**Written instruction:**
Reproduce the listing exactly, with no pictures in your copy.
* BEGIN *
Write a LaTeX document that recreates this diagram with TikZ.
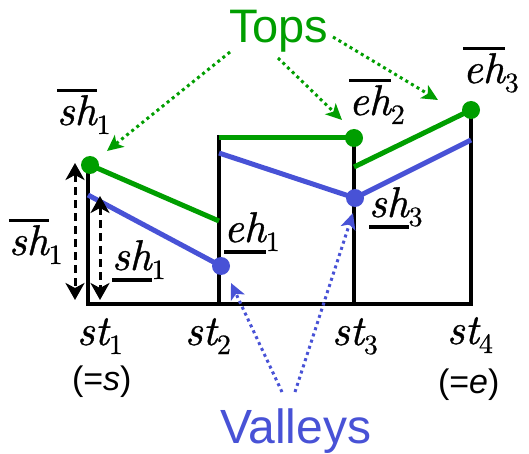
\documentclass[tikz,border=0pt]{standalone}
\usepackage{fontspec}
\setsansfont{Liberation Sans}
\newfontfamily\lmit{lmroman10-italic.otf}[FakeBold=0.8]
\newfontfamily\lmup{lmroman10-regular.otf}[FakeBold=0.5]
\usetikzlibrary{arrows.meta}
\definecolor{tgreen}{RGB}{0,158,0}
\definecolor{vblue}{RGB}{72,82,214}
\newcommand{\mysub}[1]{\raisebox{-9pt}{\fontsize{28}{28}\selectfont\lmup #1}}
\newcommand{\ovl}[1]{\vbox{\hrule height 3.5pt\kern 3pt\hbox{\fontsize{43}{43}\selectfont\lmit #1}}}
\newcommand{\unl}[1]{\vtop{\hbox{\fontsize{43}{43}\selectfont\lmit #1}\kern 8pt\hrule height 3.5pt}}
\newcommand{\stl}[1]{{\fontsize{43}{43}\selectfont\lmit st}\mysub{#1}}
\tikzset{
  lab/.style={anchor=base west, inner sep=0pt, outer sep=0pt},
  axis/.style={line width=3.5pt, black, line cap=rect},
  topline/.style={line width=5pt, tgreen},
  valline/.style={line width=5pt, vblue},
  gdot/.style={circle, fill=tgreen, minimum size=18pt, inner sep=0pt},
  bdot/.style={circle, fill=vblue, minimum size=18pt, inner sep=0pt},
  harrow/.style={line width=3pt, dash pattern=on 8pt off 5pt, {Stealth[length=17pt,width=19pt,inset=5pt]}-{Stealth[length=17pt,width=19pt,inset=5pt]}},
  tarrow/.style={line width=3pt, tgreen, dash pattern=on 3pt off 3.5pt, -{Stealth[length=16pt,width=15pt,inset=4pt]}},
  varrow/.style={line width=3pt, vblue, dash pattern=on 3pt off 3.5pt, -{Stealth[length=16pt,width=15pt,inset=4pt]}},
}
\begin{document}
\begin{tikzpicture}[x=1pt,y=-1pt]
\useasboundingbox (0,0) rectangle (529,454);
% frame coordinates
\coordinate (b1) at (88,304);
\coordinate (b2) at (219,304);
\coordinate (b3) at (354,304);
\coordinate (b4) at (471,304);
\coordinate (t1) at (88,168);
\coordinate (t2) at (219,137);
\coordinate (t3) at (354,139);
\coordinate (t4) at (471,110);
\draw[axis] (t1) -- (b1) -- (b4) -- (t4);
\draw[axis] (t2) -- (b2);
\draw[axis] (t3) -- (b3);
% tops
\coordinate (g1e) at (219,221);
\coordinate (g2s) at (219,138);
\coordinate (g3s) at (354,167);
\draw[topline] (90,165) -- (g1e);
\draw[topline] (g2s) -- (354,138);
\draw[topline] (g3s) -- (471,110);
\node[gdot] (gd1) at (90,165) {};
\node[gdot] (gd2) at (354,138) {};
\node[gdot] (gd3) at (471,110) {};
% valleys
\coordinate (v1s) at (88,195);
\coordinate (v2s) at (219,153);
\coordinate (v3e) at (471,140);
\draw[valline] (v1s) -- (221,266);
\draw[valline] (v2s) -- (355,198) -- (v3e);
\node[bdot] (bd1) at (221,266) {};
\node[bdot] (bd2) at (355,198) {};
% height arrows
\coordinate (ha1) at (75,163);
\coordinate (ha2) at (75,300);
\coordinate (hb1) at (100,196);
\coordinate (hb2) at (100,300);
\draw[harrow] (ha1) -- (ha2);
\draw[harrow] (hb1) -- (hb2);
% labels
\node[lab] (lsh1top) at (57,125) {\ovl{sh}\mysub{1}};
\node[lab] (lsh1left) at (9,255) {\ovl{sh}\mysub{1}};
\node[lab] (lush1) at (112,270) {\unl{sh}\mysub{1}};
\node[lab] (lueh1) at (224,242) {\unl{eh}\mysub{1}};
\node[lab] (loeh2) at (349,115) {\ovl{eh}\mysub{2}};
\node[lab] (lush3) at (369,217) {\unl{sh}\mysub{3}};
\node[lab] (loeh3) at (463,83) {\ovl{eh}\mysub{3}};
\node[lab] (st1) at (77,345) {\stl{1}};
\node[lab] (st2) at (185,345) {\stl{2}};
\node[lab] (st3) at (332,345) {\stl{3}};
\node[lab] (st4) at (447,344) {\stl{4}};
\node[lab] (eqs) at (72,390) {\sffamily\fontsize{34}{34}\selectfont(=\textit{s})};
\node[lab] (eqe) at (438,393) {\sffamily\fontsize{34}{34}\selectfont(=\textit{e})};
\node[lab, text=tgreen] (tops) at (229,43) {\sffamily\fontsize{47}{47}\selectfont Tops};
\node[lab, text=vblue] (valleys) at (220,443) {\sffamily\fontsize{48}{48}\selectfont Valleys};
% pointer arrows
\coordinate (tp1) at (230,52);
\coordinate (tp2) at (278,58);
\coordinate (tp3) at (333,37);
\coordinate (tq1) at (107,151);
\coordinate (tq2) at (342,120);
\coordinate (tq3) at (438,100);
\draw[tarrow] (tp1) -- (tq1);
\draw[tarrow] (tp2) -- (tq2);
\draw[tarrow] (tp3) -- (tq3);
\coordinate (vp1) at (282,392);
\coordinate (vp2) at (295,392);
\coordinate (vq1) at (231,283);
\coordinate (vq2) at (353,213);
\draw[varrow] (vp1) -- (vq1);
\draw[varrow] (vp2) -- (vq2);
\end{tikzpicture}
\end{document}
* END *
**Solution:**
Write a LaTeX document that recreates this diagram with TikZ.
\documentclass[tikz,border=0pt]{standalone}
\usepackage{fontspec}
\setsansfont{Liberation Sans}
\newfontfamily\lmit{lmroman10-italic.otf}[FakeBold=0.8]
\newfontfamily\lmup{lmroman10-regular.otf}[FakeBold=0.5]
\usetikzlibrary{arrows.meta}
\definecolor{tgreen}{RGB}{0,158,0}
\definecolor{vblue}{RGB}{72,82,214}
\newcommand{\mysub}[1]{\raisebox{-9pt}{\fontsize{28}{28}\selectfont\lmup #1}}
\newcommand{\ovl}[1]{\vbox{\hrule height 3.5pt\kern 3pt\hbox{\fontsize{43}{43}\selectfont\lmit #1}}}
\newcommand{\unl}[1]{\vtop{\hbox{\fontsize{43}{43}\selectfont\lmit #1}\kern 8pt\hrule height 3.5pt}}
\newcommand{\stl}[1]{{\fontsize{43}{43}\selectfont\lmit st}\mysub{#1}}
\tikzset{
  lab/.style={anchor=base west, inner sep=0pt, outer sep=0pt},
  axis/.style={line width=3.5pt, black, line cap=rect},
  topline/.style={line width=5pt, tgreen},
  valline/.style={line width=5pt, vblue},
  gdot/.style={circle, fill=tgreen, minimum size=18pt, inner sep=0pt},
  bdot/.style={circle, fill=vblue, minimum size=18pt, inner sep=0pt},
  harrow/.style={line width=3pt, dash pattern=on 8pt off 5pt, {Stealth[length=17pt,width=19pt,inset=5pt]}-{Stealth[length=17pt,width=19pt,inset=5pt]}},
  tarrow/.style={line width=3pt, tgreen, dash pattern=on 3pt off 3.5pt, -{Stealth[length=16pt,width=15pt,inset=4pt]}},
  varrow/.style={line width=3pt, vblue, dash pattern=on 3pt off 3.5pt, -{Stealth[length=16pt,width=15pt,inset=4pt]}},
}
\begin{document}
\begin{tikzpicture}[x=1pt,y=-1pt]
\useasboundingbox (0,0) rectangle (529,454);
% frame coordinates
\coordinate (b1) at (88,304);
\coordinate (b2) at (219,304);
\coordinate (b3) at (354,304);
\coordinate (b4) at (471,304);
\coordinate (t1) at (88,168);
\coordinate (t2) at (219,137);
\coordinate (t3) at (354,139);
\coordinate (t4) at (471,110);
\draw[axis] (t1) -- (b1) -- (b4) -- (t4);
\draw[axis] (t2) -- (b2);
\draw[axis] (t3) -- (b3);
% tops
\coordinate (g1e) at (219,221);
\coordinate (g2s) at (219,138);
\coordinate (g3s) at (354,167);
\draw[topline] (90,165) -- (g1e);
\draw[topline] (g2s) -- (354,138);
\draw[topline] (g3s) -- (471,110);
\node[gdot] (gd1) at (90,165) {};
\node[gdot] (gd2) at (354,138) {};
\node[gdot] (gd3) at (471,110) {};
% valleys
\coordinate (v1s) at (88,195);
\coordinate (v2s) at (219,153);
\coordinate (v3e) at (471,140);
\draw[valline] (v1s) -- (221,266);
\draw[valline] (v2s) -- (355,198) -- (v3e);
\node[bdot] (bd1) at (221,266) {};
\node[bdot] (bd2) at (355,198) {};
% height arrows
\coordinate (ha1) at (75,163);
\coordinate (ha2) at (75,300);
\coordinate (hb1) at (100,196);
\coordinate (hb2) at (100,300);
\draw[harrow] (ha1) -- (ha2);
\draw[harrow] (hb1) -- (hb2);
% labels
\node[lab] (lsh1top) at (57,125) {\ovl{sh}\mysub{1}};
\node[lab] (lsh1left) at (9,255) {\ovl{sh}\mysub{1}};
\node[lab] (lush1) at (112,270) {\unl{sh}\mysub{1}};
\node[lab] (lueh1) at (224,242) {\unl{eh}\mysub{1}};
\node[lab] (loeh2) at (349,115) {\ovl{eh}\mysub{2}};
\node[lab] (lush3) at (369,217) {\unl{sh}\mysub{3}};
\node[lab] (loeh3) at (463,83) {\ovl{eh}\mysub{3}};
\node[lab] (st1) at (77,345) {\stl{1}};
\node[lab] (st2) at (185,345) {\stl{2}};
\node[lab] (st3) at (332,345) {\stl{3}};
\node[lab] (st4) at (447,344) {\stl{4}};
\node[lab] (eqs) at (72,390) {\sffamily\fontsize{34}{34}\selectfont(=\textit{s})};
\node[lab] (eqe) at (438,393) {\sffamily\fontsize{34}{34}\selectfont(=\textit{e})};
\node[lab, text=tgreen] (tops) at (229,43) {\sffamily\fontsize{47}{47}\selectfont Tops};
\node[lab, text=vblue] (valleys) at (220,443) {\sffamily\fontsize{48}{48}\selectfont Valleys};
% pointer arrows
\coordinate (tp1) at (230,52);
\coordinate (tp2) at (278,58);
\coordinate (tp3) at (333,37);
\coordinate (tq1) at (107,151);
\coordinate (tq2) at (342,120);
\coordinate (tq3) at (438,100);
\draw[tarrow] (tp1) -- (tq1);
\draw[tarrow] (tp2) -- (tq2);
\draw[tarrow] (tp3) -- (tq3);
\coordinate (vp1) at (282,392);
\coordinate (vp2) at (295,392);
\coordinate (vq1) at (231,283);
\coordinate (vq2) at (353,213);
\draw[varrow] (vp1) -- (vq1);
\draw[varrow] (vp2) -- (vq2);
\end{tikzpicture}
\end{document}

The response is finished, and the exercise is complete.